A previously unknown short story by John Steinbeck, Nobel Prize winner and author of ‘Of Mice and Men’ and ‘The Grapes of Wrath’, has been unearthed and it’s about a chef and his cat.
The American writer lived in Paris in the mid-50s and wrote a weekly column for the French daily newspaper Le Figaro. One of these columns took the form of a short story Les Puces sympathiques.
The story is about a chef Monsieur Amité who is desperate for a second Michelin star. So determined is he in pursuit of it, that when things go wrong in his kitchen on the day of the inspectors; visit he kicks his best friend and muse “a great and dignified cat named Apollo”. The cat takes off in indignation and Amité is consumed with remorse. Amité resolves to win back the trust of his friend Apollo and decides to create the ultimate dish to entice him back to his kitchen.

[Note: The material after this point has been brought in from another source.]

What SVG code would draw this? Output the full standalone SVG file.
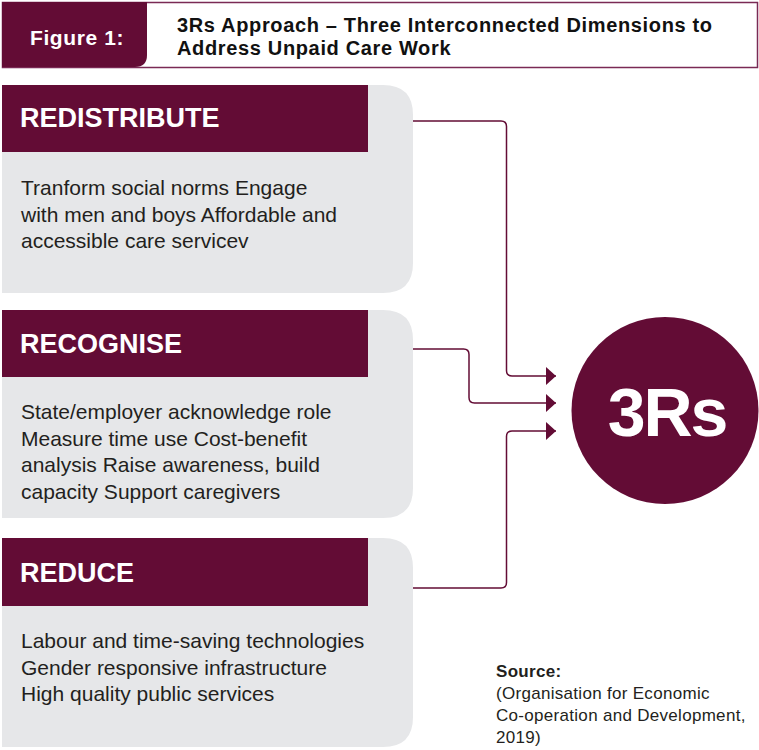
<svg xmlns="http://www.w3.org/2000/svg" width="759" height="750" viewBox="0 0 759 750">
  <defs>
    <marker id="arrow" viewBox="0 0 10 18" refX="10" refY="9" markerWidth="10" markerHeight="18" markerUnits="userSpaceOnUse" orient="auto">
      <path d="M0,0 L10,9 L0,18 Z" fill="#630c35"/>
    </marker>
    <style>
      .panel { fill: #e6e7e9; }
      .band { fill: #630c35; }
      .head { font-family: "Liberation Sans", Arial, sans-serif; font-weight: bold; font-size: 27px; fill: #ffffff; }
      .body { font-family: "Liberation Sans", Arial, sans-serif; font-size: 21px; fill: #231f20; }
      .title { font-family: "Liberation Sans", Arial, sans-serif; font-weight: bold; font-size: 20px; letter-spacing: 0.65px; fill: #111111; }
      .link { fill: none; stroke: #630c35; stroke-width: 1.5; }
      .src { font-family: "Liberation Sans", Arial, sans-serif; font-size: 17px; letter-spacing: 0.3px; fill: #231f20; }
    </style>
  </defs>

  <rect width="759" height="750" fill="#ffffff"/>

  <!-- Figure heading -->
  <g id="figure-header">
    <rect x="2.5" y="2.5" width="755" height="65" fill="#ffffff" stroke="#7a2a55" stroke-width="1.5"/>
    <path d="M2,2 H147 V55 Q147,67 135,67 H2 Z" class="band"/>
    <text x="30" y="45" font-family="Liberation Sans, Arial, sans-serif" font-weight="bold" font-size="21" letter-spacing="0.6" fill="#ffffff">Figure 1:</text>
    <text class="title" x="177" y="32">3Rs Approach – Three Interconnected Dimensions to</text>
    <text class="title" x="177" y="55">Address Unpaid Care Work</text>
  </g>

  <!-- REDISTRIBUTE -->
  <g id="node-redistribute">
    <path d="M2,85 H383 Q413,85 413,115 V263 Q413,293 383,293 H2 Z" class="panel"/>
    <rect x="2" y="85" width="366" height="67" class="band"/>
    <text class="head" x="20" y="127">REDISTRIBUTE</text>
    <text class="body" x="21" y="195">Tranform social norms Engage</text>
    <text class="body" x="21" y="221.5">with men and boys Affordable and</text>
    <text class="body" x="21" y="248">accessible care servicev</text>
  </g>

  <!-- RECOGNISE -->
  <g id="node-recognise">
    <path d="M2,310 H383 Q413,310 413,340 V488 Q413,518 383,518 H2 Z" class="panel"/>
    <rect x="2" y="310" width="366" height="67" class="band"/>
    <text class="head" x="20" y="353">RECOGNISE</text>
    <text class="body" x="21" y="419">State/employer acknowledge role</text>
    <text class="body" x="21" y="445.5">Measure time use Cost-benefit</text>
    <text class="body" x="21" y="472">analysis Raise awareness, build</text>
    <text class="body" x="21" y="498.5">capacity Support caregivers</text>
  </g>

  <!-- REDUCE -->
  <g id="node-reduce">
    <path d="M2,538 H383 Q413,538 413,568 V717 Q413,747 383,747 H2 Z" class="panel"/>
    <rect x="2" y="538" width="366" height="68" class="band"/>
    <text class="head" x="20" y="582">REDUCE</text>
    <text class="body" x="21" y="648">Labour and time-saving technologies</text>
    <text class="body" x="21" y="674.5">Gender responsive infrastructure</text>
    <text class="body" x="21" y="701">High quality public services</text>
  </g>

  <!-- Hub -->
  <g id="node-3rs">
    <circle cx="665" cy="410.5" r="93.5" fill="#630c35"/>
    <text x="667" y="436" text-anchor="middle" font-family="Liberation Sans, Arial, sans-serif" font-weight="bold" font-size="68" letter-spacing="-2" fill="#ffffff">3Rs</text>
  </g>

  <!-- Connectors -->
  <g id="connectors">
    <path class="link" d="M413,121 H501 Q506.5,121 506.5,126.5 V370.5 Q506.5,376 512,376 H556" marker-end="url(#arrow)"/>
    <path class="link" d="M413,349 H463.5 Q469,349 469,354.5 V397.5 Q469,403 474.5,403 H556" marker-end="url(#arrow)"/>
    <path class="link" d="M413,588 H501 Q506.5,588 506.5,582.5 V436.5 Q506.5,431 512,431 H556" marker-end="url(#arrow)"/>
  </g>

  <!-- Source note -->
  <g id="source">
    <text class="src" x="496" y="677" font-weight="bold" fill="#111111">Source:</text>
    <text class="src" x="496" y="699">(Organisation for Economic</text>
    <text class="src" x="496" y="721">Co-operation and Development,</text>
    <text class="src" x="496" y="743">2019)</text>
  </g>
</svg>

“When he tasted, he knew he had succeeded, that any cat who could withstand this dish was a cat far gone in insanity. And last, he added one ingredient, almost a magic, to win back his friend,” writes Steinbeck. “The dish went to the oven, came out faintly brown and smelling like the breath of goddesses. M. Amité carefully filled Apollo’s plate, and without a coat went out in the rain to look for his darling.”
If you’re expecting a typical Steinbeck tale of human suffering, social injustice and the triumph of the human spirit you may be surprised that the tale is more a whimsical, comical look at French idiosyncrasies and an observation of the pressure involved in the culinary world of Paris and of food’s power to reconcile, even between species. The story was written in French and published on 31 July 1954 and was Andrew Gulli, editor of The Stand magazine, in Steinbeck’s papers at the Ransom Centre at the University of Texas at Austin. The story will be published in The Stand this week.
“Don’t expect to read something dramatic in the vein of Grapes of Wrath,” Gulli said. The Amiable Fleas is interspersed with Steinbeck’s own voice, describing himself as “a novelist whose work is so despondent that the whole world flocks to him”.
He also observes, “As a species, we have been in trouble since we came down from trees and took up habitation in caves, but also, as a species, we have survived,” he writes. “We have not survived on great things, but on little ones, like a little story I have heard – probably an old, old, story. But this is the way I heard it.”